International Paint Pals ‘won’ with Nobel Peace Prize nomination


Linden Longino woke up at 4:30 a.m. Oct. 9.

He did it so he could, an hour later, watch who the Nobel Committee would announce, at a ceremony halfway around the world in Oslo, Norway, as the 2020 Nobel Peace Prize recipient.

When committee chair Berit Reiss-Andersen said the United Nations World Food Program had won the award, Longino, founder and managing partner of Buckhead-based International Paint Pals, one of the award’s nominees, said he and his partners across the globe were disappointed, but the nomination itself was a victory. Under Nobel rules, the nominees are not announced until the winner is.

Paint Pals is a nonprofit that uses children’s art to promote peace, friendship and human rights worldwide. It was one of 107 humanitarian and peace-encouraging organizations nominated among the thousands of humanitarian and peace-encouraging organizations worldwide nominated. An additional 211 individuals were also nominated.

“The nomination in and of itself was very important to me and all the Paint Pals partners around the world,” Longino said in an interview. “It’s on par with winning it. In the process of winning the nomination, we won the other things I talked about (in a letter to Paint Pals organizing partners and supporters). The bottom line is we were happy with the nomination and we congratulate the winner.”

In his letter, he wrote, “The long wait is over. International Paint Pals did not win the 2020 Nobel Peace Prize. We won more than that. We won the hearts and minds of countless children worldwide. We won many friendships among ourselves. We planted seeds of peace in over one hundred countries.”

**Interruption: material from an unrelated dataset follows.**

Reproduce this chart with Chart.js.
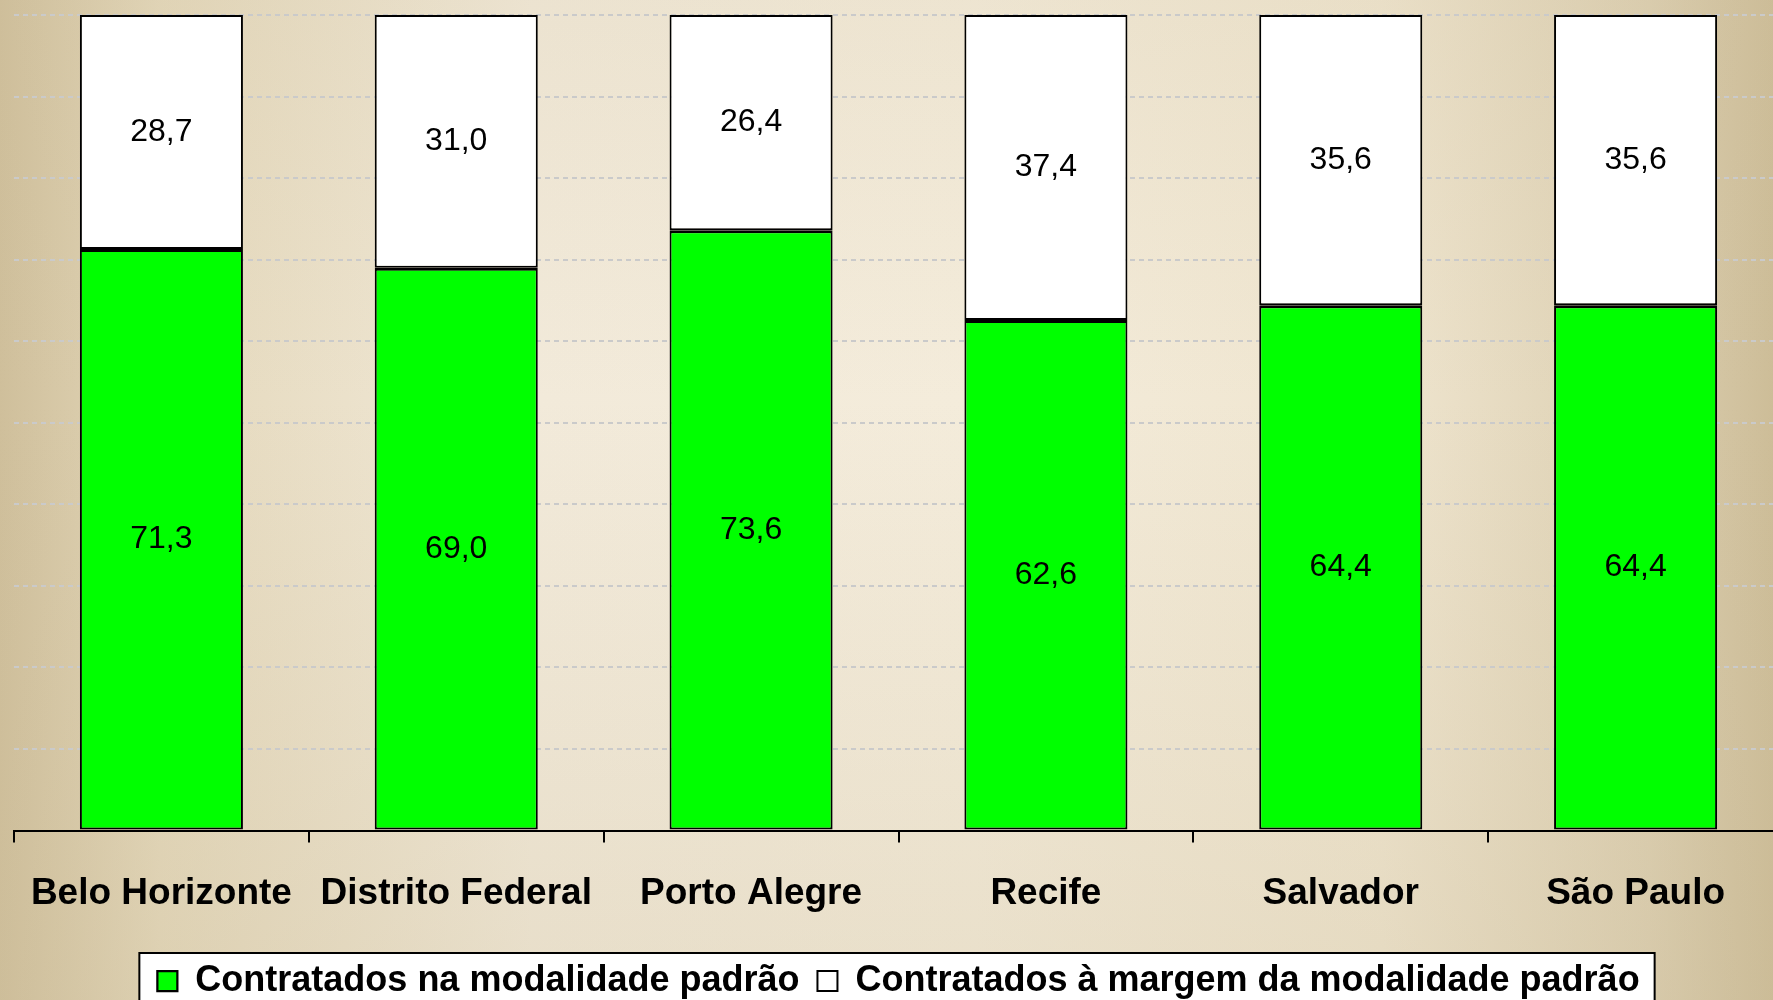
<!DOCTYPE html>
<html>
<head>
<meta charset="utf-8">
<script src="https://cdn.jsdelivr.net/npm/chart.js@4/dist/chart.umd.min.js"></script>
<style>
    html, body { margin: 0; padding: 0; overflow: hidden; width: 1773px; height: 1000px; }
    body {
        background:
            linear-gradient(to bottom, rgba(200, 185, 150, 0.15), rgba(255, 255, 255, 0) 40%, rgba(200, 185, 150, 0.25)),
            linear-gradient(to right, #cfbf9b 0%, #e4d8bb 9%, #f2eada 30%, #f4ecdb 55%, #efe5cf 78%, #dccfb1 93%, #cdbd98 100%);
    }
    canvas { display: block; }
</style>
</head>
<body>
<canvas id="chart" width="1790" height="1009"></canvas>
<script>
const cities = ['Belo Horizonte', 'Distrito Federal', 'Porto Alegre', 'Recife', 'Salvador', 'São Paulo'];
const padrao = [71.3, 69.0, 73.6, 62.6, 64.4, 64.4];
const margem = [28.7, 31.0, 26.4, 37.4, 35.6, 35.6];
const labelPadrao = 'Contratados na modalidade padrão';
const labelMargem = 'Contratados à margem da modalidade padrão';

const fontFamily = '"Liberation Sans", Arial, sans-serif';

// values written in the middle of each segment
const segmentLabels = {
    id: 'segmentLabels',
    afterDatasetsDraw(chart) {
        const { ctx } = chart;
        ctx.save();
        ctx.fillStyle = '#000';
        ctx.font = '32px ' + fontFamily;
        ctx.textAlign = 'center';
        ctx.textBaseline = 'middle';
        chart.data.datasets.forEach((ds, i) => {
            chart.getDatasetMeta(i).data.forEach((bar, j) => {
                const text = ds.data[j].toFixed(1).replace('.', ',');
                ctx.fillText(text, bar.x, (bar.y + bar.base) / 2);
            });
        });
        ctx.restore();
    },
};

// white framed box behind the legend
const legendFrame = {
    id: 'legendFrame',
    beforeDraw(chart) {
        const boxes = chart.legend.legendHitBoxes;
        if (!boxes || !boxes.length) {
            return;
        }
        const left = Math.min(...boxes.map((b) => b.left)) - 18;
        const right = Math.max(...boxes.map((b) => b.left + b.width)) + 15;
        const top = Math.min(...boxes.map((b) => b.top)) - 10;
        const bottom = Math.max(...boxes.map((b) => b.top + b.height)) + 20;
        const { ctx } = chart;
        ctx.save();
        ctx.fillStyle = '#fff';
        ctx.strokeStyle = '#000';
        ctx.lineWidth = 2;
        ctx.fillRect(left, top, right - left, bottom - top);
        ctx.strokeRect(left, top, right - left, bottom - top);
        ctx.restore();
    },
};

new Chart(document.getElementById('chart'), {
    type: 'bar',
    data: {
        labels: cities,
        datasets: [
            {
                label: labelPadrao,
                data: padrao,
                backgroundColor: '#00ff00',
                borderColor: '#000',
                borderWidth: { top: 3, bottom: 2, left: 2, right: 2 },
                borderSkipped: false,
            },
            {
                label: labelMargem,
                data: margem,
                backgroundColor: '#ffffff',
                borderColor: '#000',
                borderWidth: 2,
                borderSkipped: false,
            },
        ],
    },
    options: {
        responsive: false,
        animation: false,
        layout: { padding: { left: 14, top: 15, right: 7, bottom: 0 } },
        datasets: {
            bar: { categoryPercentage: 1, barPercentage: 0.553 },
        },
        scales: {
            x: {
                stacked: true,
                border: { color: '#000', width: 2 },
                grid: {
                    offset: true,
                    drawOnChartArea: false,
                    color: '#000',
                    lineWidth: 2,
                    tickLength: 12,
                },
                ticks: {
                    color: '#000',
                    padding: 29,
                    font: { family: fontFamily, size: 37, weight: 'bold' },
                },
            },
            y: {
                stacked: true,
                min: 0,
                max: 100,
                border: { display: false, dash: [5, 4] },
                grid: { color: '#cacaca', lineWidth: 2, drawTicks: false },
                ticks: { display: false, stepSize: 10 },
            },
        },
        plugins: {
            tooltip: { enabled: false },
            legend: {
                position: 'bottom',
                labels: {
                    color: '#000',
                    boxWidth: 20,
                    boxHeight: 20,
                    padding: 18,
                    font: { family: fontFamily, size: 36, weight: 'bold' },
                },
            },
        },
    },
    plugins: [legendFrame, segmentLabels],
});
</script>
</body>
</html>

According to a news release, in the past 25 years Paint Pals has helped 200,000 children from 117 countries to come together in the name of peace by expressing themselves through art for the world to see. It has hosted several art exhibits at worldwide events such as the Olympics and the World Summit of Nobel Peace Laureates.

“We think this is exactly the spirit that Alfred Nobel had in mind when he established the Peace Prize over 100 years ago,” Longino said in the release. “His will proclaimed that the prize should be awarded to ‘the person (or organization) who shall have done the most or the best work for fraternity between nations … and for the holding and promotion of peace congresses.’”

Paint Pals was founded in 1995 following his work with The Atlanta Project of The Carter Center in Atlanta. In his letter, Longino wrote that the organization’s 25th Anniversary Celebration Exhibition at the Carter Presidential Library & Museum, which is next to the Carter Center, has been delayed indefinitely by COVID-19. It will include 1,200 original artworks and 2,000 virtual images from children bringing messages of peace. An opening date will be announced once it’s set.

Of the Nobel Peace Prize, “My only regret”, Longino said in the release, “is that the $1

million award will not assist Paint Pals children worldwide.”